Landing the Jump (and other life lessons)
This has been a full week on so many levels. My sister and her three girls (14, 13 and 10) came out to visit from NYC. I LOVE seeing them, and having those three “big” girls hang out with my two little ones … well it’s a sight. Nina (my 4-year-old) was particularly excited because, my sister’s middle daughter, Maxine, was planning to stay with us after her mom and sisters flew home.
Max is a figure skater, and as luck would have it, I live about 8 miles from one of the best training rinks in the country. So each morning this week, Max and I would head to the rink at 6am or so, so she could skate and have various coachings for three hours. Mr. (John) Nicks (82 and famous in the skating world) would say things to Max like, “Oh I have a young skater in NY, if you see her, tell her hello from me; her name is Sasha Cohen.” Watching him coach is watching a master. He is calm, gracious, wise … the yoda of the ice.
[I’m at the rink right now, and Max just came in the waiting room with a sliced finger – bleeding profusely as fingers will – from a blade-holding spin she was doing. Yikes. First-aid kit in her skating bag. Triage finished. She’s back on the ice now.]
Spending time with Maxine on and off the ice has been wonderful, of course. I love her and her sisters and miss them now that I live in CA. I picture them younger when I was still a New Yorker, visiting me in my various dressing rooms backstage, trying on my Millie costumes (Ellie loved the red dress) or getting ice cream at Serendipity. I miss the day-to-day I had with them when they were small.
Now they are so big! I find it so interesting having Max with us – it's a rehearsal of sorts for when my two girls are teens. We talk about her school, friends, fashion, movies, Justin Bieber (yes). But it’s here at the rink that gets me the most. I started out as a figure skater –
began lessons at 5 and by 7 was skating nearly every day and added ballet to the mix. When I quit skating, I kept up with dance, and that led me to musical theatre. But when I hear music, even to this day, I visualize it on skates. I go to sleep thinking about flying at great speed across the ice. I can still feel spins in my body, though I know I can no longer do them. I can still sense the lower center of gravity of an 11-year-old. Funny how that stays with you.
I watch Maxine and am so proud. She is way beyond what I ever achieved. But this week has been challenging for her. She is surrounded (literally) by Olympic-caliber skaters, which is both inspiring and intimidating. Dare I say like working on Broadway? She is landing some double jumps, but has somehow lost her (1.5 revolution) axel, and it’s getting her down. I can practically hear her mind-games; at this point she cannot even attempt the take-off. She has psyched herself out and she skates in circles … over and over. I’m watching the multitude of emotions converge into a quiet storm, until she finally leaves the ice with tears. It’s familiar to me; I’ve been there. Not as a skater, but as a performer and person. Growth is not linear, it ebbs and flows, plateaus at the worst possible moments; it is painful.

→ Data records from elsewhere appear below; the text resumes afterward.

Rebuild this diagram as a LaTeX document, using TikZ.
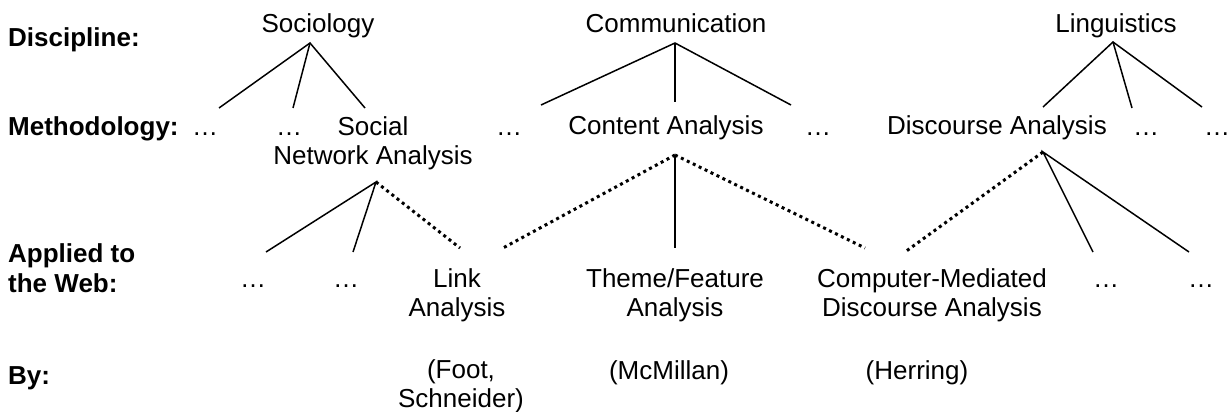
\documentclass[tikz,border=0pt]{standalone}
\usepackage{fontspec}
\setmainfont{Liberation Sans}
\begin{document}
\begin{tikzpicture}[x=1pt,y=-1pt,
  every node/.style={inner sep=0pt},
  lbl/.style={anchor=base west, align=left, font=\fontsize{26}{30}\selectfont\bfseries},
  txt/.style={anchor=base, align=center, font=\fontsize{26}{29}\selectfont},
  edge/.style={line width=1.5pt},
  dotline/.style={line width=3pt, dash pattern=on 3pt off 3.6pt}]
\useasboundingbox (0,0) rectangle (1231,412);

% row labels (multi-line nodes are anchored at their last line)
\node[lbl] (discipline) at (8,47) {Discipline:};
\node[lbl] (methodology) at (8,135) {Methodology:};
\node[lbl] (applied) at (8,292) {Applied to\\the Web:};
\node[lbl] (by) at (8,384) {By:};

% disciplines
\node[txt] (soc) at (318,33) {Sociology};
\node[txt] (com) at (676,33) {Communication};
\node[txt] (ling) at (1116,33) {Linguistics};

% methodologies
\node[txt] (m1) at (205,135) {…};
\node[txt] (m2) at (289,135) {…};
\node[txt] (sna) at (373,164) {Social\\Network Analysis};
\node[txt] (m3) at (509,135) {…};
\node[txt] (ca) at (666,134) {Content Analysis};
\node[txt] (m4) at (818,135) {…};
\node[txt] (da) at (997,134) {Discourse Analysis};
\node[txt] (m5) at (1146,135) {…};
\node[txt] (m6) at (1217,135) {…};

% applied to the web
\node[txt] (w1) at (253,287) {…};
\node[txt] (w2) at (346,287) {…};
\node[txt] (la) at (457,316) {Link\\Analysis};
\node[txt] (tf) at (675,316) {Theme/Feature\\Analysis};
\node[txt] (cmda) at (932,316) {Computer-Mediated\\Discourse Analysis};
\node[txt] (w3) at (1106,287) {…};
\node[txt] (w4) at (1201,287) {…};

% by
\node[txt] (foot) at (461,407) {(Foot,\\Schneider)};
\node[txt] (mcm) at (669,379) {(McMillan)};
\node[txt] (her) at (917,379) {(Herring)};

% discipline -> methodology
\draw[edge] ([shift={(14,-27)}]m1.base) -- ([shift={(-8,10)}]soc.base) -- ([shift={(-8,-56)}]sna.base);
\draw[edge] ([shift={(-8,10)}]soc.base) -- ([shift={(4,-27)}]m2.base);
\draw[edge] ([shift={(32,-30)}]m3.base) -- ([shift={(-1,10)}]com.base) -- ([shift={(-27,-30)}]m4.base);
\draw[edge] ([shift={(-1,10)}]com.base) -- ([shift={(9,-32)}]ca.base);
\draw[edge] ([shift={(46,-27)}]da.base) -- ([shift={(-3,9)}]ling.base) -- ([shift={(-15,-28)}]m6.base);
\draw[edge] ([shift={(-3,9)}]ling.base) -- ([shift={(-14,-27)}]m5.base);

% methodology -> applied
\draw[edge] ([shift={(13,-35)}]w1.base) -- ([shift={(3,18)}]sna.base) -- ([shift={(7,-35)}]w2.base);
\draw[dotline] ([shift={(3,18)}]sna.base) -- ([shift={(3,-68)}]la.base);
\draw[edge] ([shift={(9,21)}]ca.base) -- ([shift={(0,-68)}]tf.base);
\draw[dotline] ([shift={(9,21)}]ca.base) -- ([shift={(46,-68)}]la.base);
\draw[dotline] ([shift={(9,21)}]ca.base) -- ([shift={(-67,-68)}]cmda.base);
\draw[dotline] ([shift={(46,18)}]da.base) -- ([shift={(-27,-64)}]cmda.base);
\draw[edge] ([shift={(-13,-35)}]w3.base) -- ([shift={(46,18)}]da.base) -- ([shift={(-12,-35)}]w4.base);
\end{tikzpicture}
\end{document}
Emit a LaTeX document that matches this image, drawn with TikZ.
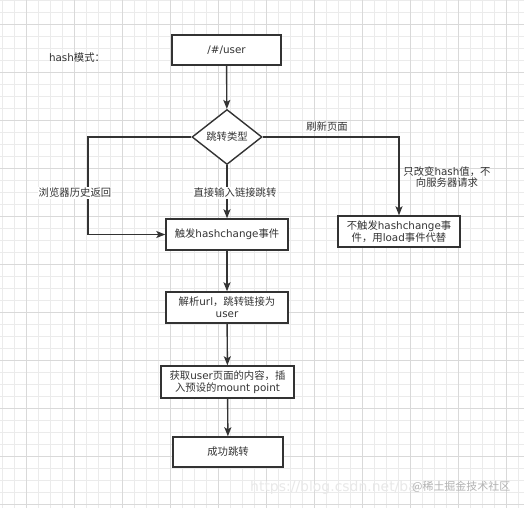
\documentclass[tikz,border=0pt]{standalone}
\usepackage{fontspec}
\setmainfont{Noto Sans CJK SC}
\newfontfamily\lat{DejaVu Sans}
\usetikzlibrary{shapes.geometric,arrows.meta}
\definecolor{ink}{HTML}{333333}
\definecolor{gridminor}{HTML}{EBEBEB}
\definecolor{gridmajor}{HTML}{D9D9D9}
\tikzset{
  box/.style={draw=ink, line width=1.4bp, fill=white, inner sep=0pt, align=center, text=ink,
    font=\fontsize{10.4}{11.8}\selectfont},
  decision/.style={draw=ink, line width=1.4bp, fill=white, diamond, aspect=1.27, inner sep=0pt,
    minimum width=70bp, minimum height=55bp, text=ink, font=\fontsize{10.4}{11.8}\selectfont},
  flow/.style={draw=ink, line width=1.4bp, -{Stealth[length=9bp,width=7bp,inset=2bp]}},
  lbl/.style={text=ink, inner sep=1pt, align=center, font=\fontsize{10.4}{11.8}\selectfont},
  lblw/.style={lbl, fill=white},
}
\begin{document}
\begin{tikzpicture}[x=1bp,y=-1bp]
\useasboundingbox (0,0) rectangle (524,508);
\fill[white] (0,0) rectangle (524,508);
% grid
\foreach \i in {0,...,43} {\draw[gridminor, line width=0.8bp] ({2.7+12*\i},0) -- ({2.7+12*\i},508);}
\foreach \i in {0,...,42} {\draw[gridminor, line width=0.8bp] (0,{12*\i}) -- (524,{12*\i});}
\foreach \i in {0,...,10} {\draw[gridmajor, line width=0.8bp] ({26.7+48*\i},0) -- ({26.7+48*\i},508);}
\foreach \i in {0,...,10} {\draw[gridmajor, line width=0.8bp] (0,{24+48*\i}) -- (524,{24+48*\i});}

\node[lbl] (title) at (77,58) {{\lat hash}模式：};

\node[box, minimum width=109bp, minimum height=30bp] (start) at (226.5,50) {{\lat /\#/user}};
\node[decision] (type) at (227,137) {跳转类型};
\node[box, minimum width=122bp, minimum height=31bp] (trig) at (227,234.5) {触发{\lat hashchange}事件};
\node[box, minimum width=122bp, minimum height=31bp] (noload) at (399,231.5) {不触发{\lat hashchange}事\\件，用{\lat load}事件代替};
\node[box, minimum width=122bp, minimum height=31bp] (parse) at (227,307.5) {解析{\lat url}，跳转链接为\\{\lat user}};
\node[box, minimum width=133bp, minimum height=32bp] (fetch) at (227.5,382) {获取{\lat user}页面的内容，插\\入预设的{\lat mount point}};
\node[box, minimum width=110bp, minimum height=30bp] (ok) at (228,452) {成功跳转};

\coordinate (lc) at (88,137);
\coordinate (ld) at (88,234.5);
\coordinate (rc) at (399,137);

\draw[flow] (start) -- (type);
\draw[flow] (type) -- (trig);
\draw[flow] (type.west) -- (lc) -- (ld) -- (trig.west);
\draw[flow] (type.east) -- (rc) -- (noload.north);
\draw[flow] (trig) -- (parse);
\draw[flow] (parse) -- (fetch);
\draw[flow] (fetch) -- (ok);

\node[lblw] (lback) at (75,193) {浏览器历史返回};
\node[lblw] (ldirect) at (235,193) {直接输入链接跳转};
\node[lbl] (lrefresh) at (327,127) {刷新页面};
\node[lbl] (lonly) at (447,177) {只改变{\lat hash}值，不\\向服务器请求};

% watermark
\node[text=black!9, inner sep=0pt, anchor=west, font=\fontsize{14}{16}\selectfont\lat] (wm1) at (250,488) {https://blog.csdn.net/ba};
\node[text=black!30, inner sep=0pt, anchor=west, font=\fontsize{11}{13}\selectfont] (wm2) at (412,487) {@稀土掘金技术社区};
\end{tikzpicture}
\end{document}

I’m torn, watching her. I’m trying to think of something to say that will pull her out of her frustration, mind-games and sadness. But I also know the only way out is through. And I know that when she figures out how to navigate this for herself … well, it’s a life lesson that will serve her in endless situations. We talked about that a bit. How as you get to know yourself, you begin to understand your triggers. I’ve learned what it looks like when I avoid things, or get lost in things or obsess – and I’ve learned how to curb, embrace, work through all those moments. I know for me, when I lose inspiration I go to the ballet or watch a great athlete do what they do. For me, going outside my element inspires me to do my element. Or in other instances, I pour myself into what I do and that gets me through. I try to balance my tendency to over-think a situation with physical activity that takes me out of my head. We’ve also talked about embracing the process, and how the hurdles (the damned axel or being placed on vocal rest) can often times show you other routes or lessons that will prove valuable. But all this is philosophical – Max is 13 and just wants to land the jump.
I don’t know what Max’s “lifeline” will be; what tricks she’ll master to steer through these moments in her life. It’s hard watching her figure it out, but it’s also amazing watching her figure it out. I suppose this is what raising children and young adults is: constant heartache and pride combined. I'm a fixer and want to do this for her, but that defeats the purpose, and frankly who is to say my way is the best? Likely, Maxine will find a route much more direct and useful for her. I should sit back, stop trying to teach … and learn from her.
She’s a beautiful, complicated, funny, thoughtful young woman … like her sisters and mother. I’m lucky my girls have such role models. I’m lucky to bear witness to moments such as these. Max still hasn’t landed that axel, and her week here is over, but I hope she sees how much she has landed, on ice and off.
Cue the Zamboni, now cleaning the rink, erasing the grooves and holes and small piles of shaved ice. Clean slate for the next life lesson.